--- Short exercise ---
Please find all lines in the data that hold the string "React" and copy them.

Rows from a dataset of charts and code:
========================

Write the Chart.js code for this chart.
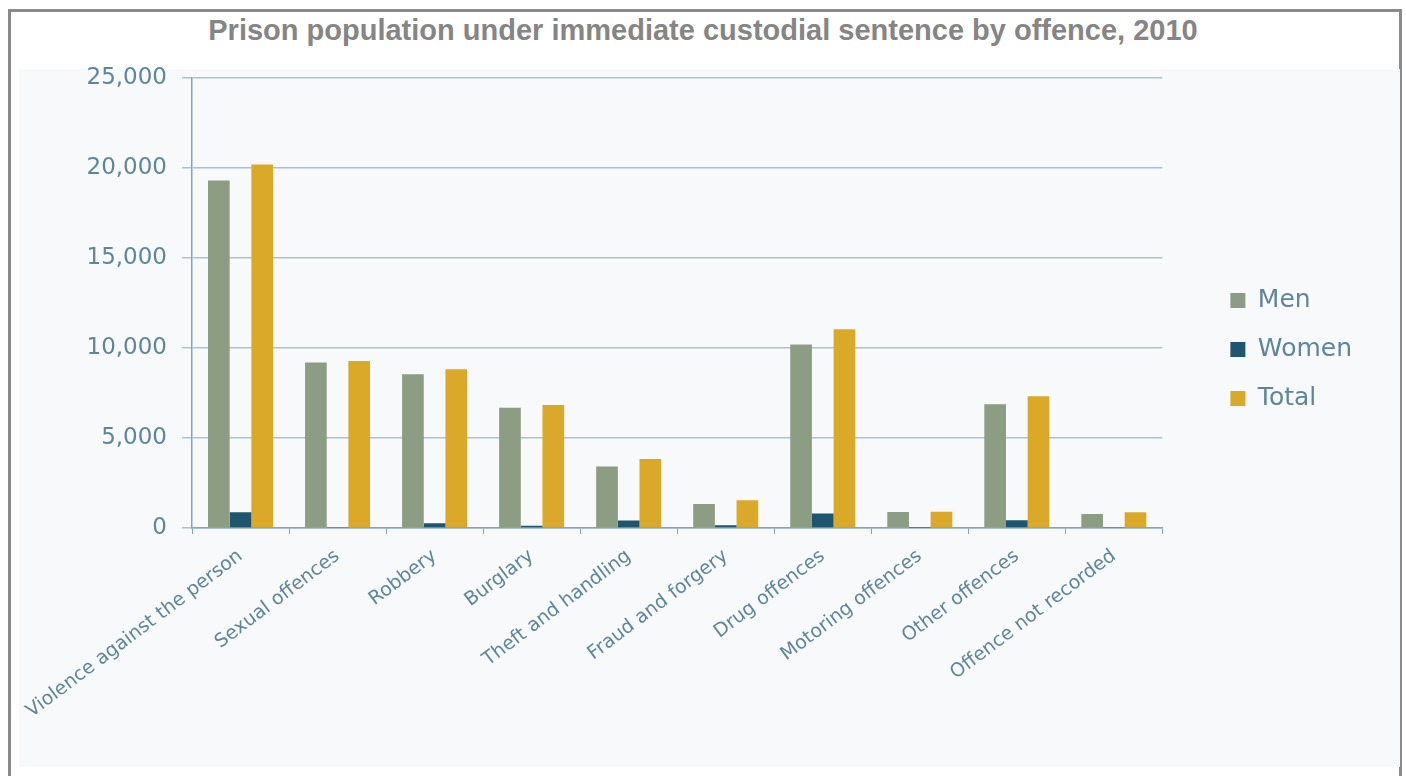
<!DOCTYPE html>
<html lang="en">
<head>
<meta charset="UTF-8">
<title>Prison population under immediate custodial sentence by offence, 2010</title>
<script src="https://cdn.jsdelivr.net/npm/chart.js"></script>
<style>
    body {
        margin: 0;
        background: #ffffff;
        font-family: 'Liberation Sans', Arial, sans-serif;
    }

    .frame {
        position: absolute;
        left: 8px;
        top: 9px;
        width: 1388px;
        height: 800px;
        border: 3px solid #8a8a8a;
        border-bottom: none;
    }

    .title {
        position: absolute;
        left: 0;
        top: 14px;
        width: 1406px;
        text-align: center;
        font-weight: bold;
        font-size: 29px;
        color: #858585;
    }

    /* light panel behind the plot */
    .chart-bg {
        position: absolute;
        left: 19px;
        top: 69px;
        width: 1381px;
        height: 698px;
        background: #f8f9fb;
    }

    .chart-box {
        position: absolute;
        left: 19px;
        top: 55px;
        width: 1381px;
        height: 712px;
    }
</style>
</head>
<body>

<div class="frame"></div>
<div class="title">Prison population under immediate custodial sentence by offence, 2010</div>
<div class="chart-bg"></div>
<div class="chart-box">
    <canvas id="chart"></canvas>
</div>

<script>
    // values
    const categories = ['Violence against the person', 'Sexual offences', 'Robbery', 'Burglary',
        'Theft and handling', 'Fraud and forgery', 'Drug offences', 'Motoring offences',
        'Other offences', 'Offence not recorded'];
    const menValues = [19300, 9200, 8540, 6680, 3410, 1330, 10200, 890, 6870, 780];
    const womenValues = [870, 60, 260, 130, 410, 150, 800, 20, 430, 50];
    const totalValues = [20200, 9280, 8820, 6830, 3830, 1540, 11040, 900, 7320, 870];
    const yTicks = [0, 5000, 10000, 15000, 20000, 25000];

    const textColor = '#5e8698';
    const gridColor = '#a9c3d2';
    const axisColor = '#7ea7be';

    // put the legend where the original has it
    const legendPlace = {
        id: 'legendPlace',
        afterLayout(chart) {
            const lg = chart.legend;
            const x0 = chart.chartArea.right + 44;
            const y0 = 209;
            lg.left = x0;
            lg.right = x0 + lg.width;
            lg.top = y0;
            lg.bottom = y0 + lg.height;
        }
    };

    const ctx = document.getElementById('chart').getContext('2d');
    new Chart(ctx, {
        type: 'bar',
        data: {
            labels: categories,
            datasets: [
                { label: 'Men', data: menValues, backgroundColor: '#8c9d83' },
                { label: 'Women', data: womenValues, backgroundColor: '#1e566d' },
                { label: 'Total', data: totalValues, backgroundColor: '#dba929' }
            ]
        },
        options: {
            responsive: true,
            maintainAspectRatio: false,
            animation: false,
            layout: {
                padding: { top: 23, right: 82, left: 0, bottom: 0 }
            },
            datasets: {
                bar: { categoryPercentage: 0.67, barPercentage: 1.0, borderWidth: 0 }
            },
            plugins: {
                legend: {
                    position: 'right',
                    align: 'start',
                    labels: {
                        boxWidth: 15,
                        boxHeight: 15,
                        padding: 24,
                        color: textColor,
                        font: { family: 'DejaVu Sans', size: 25 }
                    }
                },
                tooltip: { enabled: false }
            },
            scales: {
                x: {
                    afterFit(scale) {
                        scale.height = 239;
                        scale.paddingLeft = 0;
                        scale.paddingRight = 0;
                    },
                    grid: { offset: true, drawOnChartArea: false, tickLength: 6, color: axisColor },
                    border: { color: axisColor, width: 1.5 },
                    ticks: {
                        autoSkip: false,
                        minRotation: 37,
                        maxRotation: 37,
                        padding: 11,
                        color: textColor,
                        font: { family: 'DejaVu Sans', size: 19 }
                    }
                },
                y: {
                    min: 0,
                    max: 25000,
                    afterFit(scale) {
                        scale.width = 173;
                        scale.paddingTop = 0;
                        scale.paddingBottom = 0;
                    },
                    afterBuildTicks(scale) { scale.ticks = yTicks.map(v => ({ value: v })); },
                    grid: { color: gridColor, lineWidth: 1.5, tickLength: 10 },
                    border: { color: axisColor, width: 1.5 },
                    ticks: {
                        padding: 15,
                        color: textColor,
                        font: { family: 'DejaVu Sans', size: 23 },
                        callback: v => v.toLocaleString('en-US')
                    }
                }
            }
        },
        plugins: [legendPlace]
    });
</script>
</body>
</html>
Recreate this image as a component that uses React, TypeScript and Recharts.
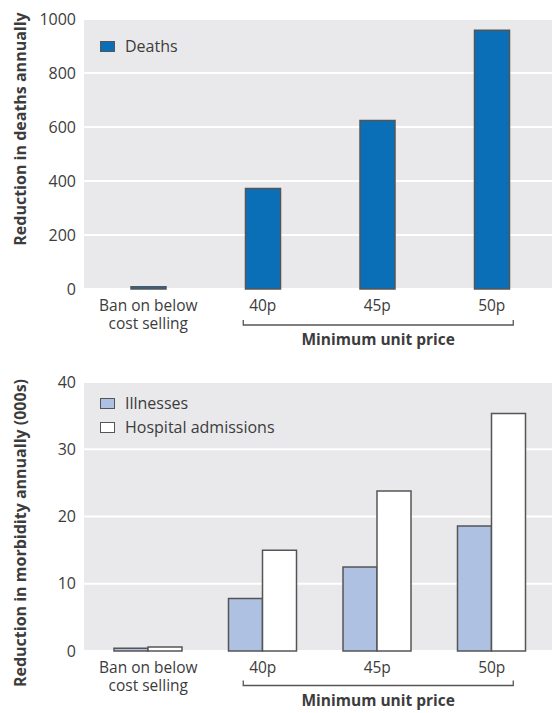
import React from "react";
import { BarChart, Bar, XAxis, YAxis, CartesianGrid, Legend } from "recharts";

const categories = ["Ban on below cost selling", "40p", "45p", "50p"];
const deaths = [8, 372, 624, 958];
const illnesses = [0.4, 7.8, 12.5, 18.6];
const admissions = [0.6, 15.0, 23.8, 35.3];
const deathTicks = [0, 200, 400, 600, 800, 1000];
const morbidityTicks = [0, 10, 20, 30, 40];
const morbidityOrder = ["Illnesses", "Hospital admissions"];

const deathData = categories.map((name, i) => ({ name, deaths: deaths[i] }));
const morbidityData = categories.map((name, i) => ({
  name,
  illnesses: illnesses[i],
  admissions: admissions[i],
}));

const FONT = "'Open Sans', sans-serif";
const TEXT = "#3c3c3c";
const EDGE = "#555555";

function PriceTick(props: any) {
  const { x, y, payload, bracketDy } = props;
  const v = payload.value as string;
  const lines = v.startsWith("Ban") ? ["Ban on below", "cost selling"] : [v];
  const by = y + bracketDy;
  return (
    <g fontFamily={FONT}>
      <text x={x} y={y + 22} textAnchor="middle" fontSize={15.5} fill={TEXT}>
        {lines.map((l, i) => (
          <tspan key={i} x={x} dy={i === 0 ? 0 : 18}>
            {l}
          </tspan>
        ))}
      </text>
      {v === "45p" && (
        <g>
          <path
            d={`M${x - 134},${by - 5} V${by} H${x + 136} V${by - 5}`}
            fill="none"
            stroke={EDGE}
            strokeWidth={1.3}
          />
          <text x={x + 1} y={by + 20} textAnchor="middle" fontSize={15.5} fontWeight="bold" fill={TEXT}>
            Minimum unit price
          </text>
        </g>
      )}
    </g>
  );
}

function SideLabel({ text, cy }: { text: string; cy: number }) {
  return (
    <text
      x={20}
      y={cy}
      transform={`rotate(-90 20 ${cy})`}
      textAnchor="middle"
      dominantBaseline="central"
      fontFamily={FONT}
      fontSize={16}
      fontWeight="bold"
      fill={TEXT}
    >
      {text}
    </text>
  );
}

function LegendBox(props: any) {
  const { payload, order } = props;
  const items = [...(payload || [])];
  if (order) items.sort((a: any, b: any) => order.indexOf(a.value) - order.indexOf(b.value));
  return (
    <div style={{ fontFamily: FONT, fontSize: 16, color: TEXT }}>
      {items.map((p: any, i: number) => (
        <div key={i} style={{ display: "flex", alignItems: "center", height: 24 }}>
          <span
            style={{
              display: "inline-block",
              width: 13,
              height: 9,
              border: `1.5px solid ${EDGE}`,
              background: p.payload?.fill ?? p.color,
              marginRight: 10,
            }}
          />
          <span>{p.value}</span>
        </div>
      ))}
    </div>
  );
}

export default function App() {
  return (
    <div style={{ position: "absolute", left: 0, top: 0, width: 552, height: 713, background: "#fff" }}>
      <BarChart width={552} height={355} data={deathData} margin={{ top: 19, right: 0, bottom: 0, left: 0 }}>
        <CartesianGrid vertical={false} stroke="#ffffff" strokeWidth={2} fill="#e9e9eb" />
        <XAxis
          dataKey="name"
          height={66}
          axisLine={false}
          tickLine={false}
          tickSize={0}
          tickMargin={0}
          interval={0}
          padding={{ left: 7, right: 3 }}
          tick={<PriceTick bracketDy={36} />}
        />
        <YAxis
          width={84}
          domain={[0, 1000]}
          ticks={deathTicks}
          interval={0}
          axisLine={false}
          tickLine={false}
          tick={{ fontSize: 16, fill: TEXT, fontFamily: FONT }}
          label={<SideLabel text="Reduction in deaths annually" cy={129} />}
        />
        <Legend
          layout="vertical"
          align="center"
          verticalAlign="middle"
          content={<LegendBox />}
          wrapperStyle={{ top: 34, left: 100, width: 300 }}
        />
        <Bar
          dataKey="deaths"
          name="Deaths"
          fill="#0b6fb8"
          stroke={EDGE}
          strokeWidth={1.5}
          barSize={35}
          isAnimationActive={false}
        />
      </BarChart>
      <div style={{ position: "absolute", left: 0, top: 355 }}>
        <BarChart
          width={552}
          height={358}
          data={morbidityData}
          barGap={0}
          margin={{ top: 27, right: 0, bottom: 0, left: 0 }}
        >
          <CartesianGrid vertical={false} stroke="#ffffff" strokeWidth={2} fill="#e9e9eb" />
          <XAxis
            dataKey="name"
            height={62}
            axisLine={false}
            tickLine={false}
            tickSize={0}
            tickMargin={0}
            interval={0}
            padding={{ left: 7, right: 3 }}
            tick={<PriceTick bracketDy={34.5} />}
          />
          <YAxis
            width={84}
            domain={[0, 40]}
            ticks={morbidityTicks}
            interval={0}
            axisLine={false}
            tickLine={false}
            tick={{ fontSize: 16, fill: TEXT, fontFamily: FONT }}
            label={<SideLabel text="Reduction in morbidity annually (000s)" cy={178} />}
          />
          <Legend
            layout="vertical"
            align="center"
            verticalAlign="middle"
            content={<LegendBox order={morbidityOrder} />}
            wrapperStyle={{ top: 36, left: 100, width: 300 }}
          />
          <Bar
            dataKey="illnesses"
            name="Illnesses"
            fill="#aec1e2"
            stroke={EDGE}
            strokeWidth={1.5}
            barSize={34}
            isAnimationActive={false}
          />
          <Bar
            dataKey="admissions"
            name="Hospital admissions"
            fill="#ffffff"
            stroke={EDGE}
            strokeWidth={1.5}
            barSize={34}
            isAnimationActive={false}
          />
        </BarChart>
      </div>
    </div>
  );
}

========================

--- Finished answer ---
Recreate this image as a component that uses React, TypeScript and Recharts.
import React from "react";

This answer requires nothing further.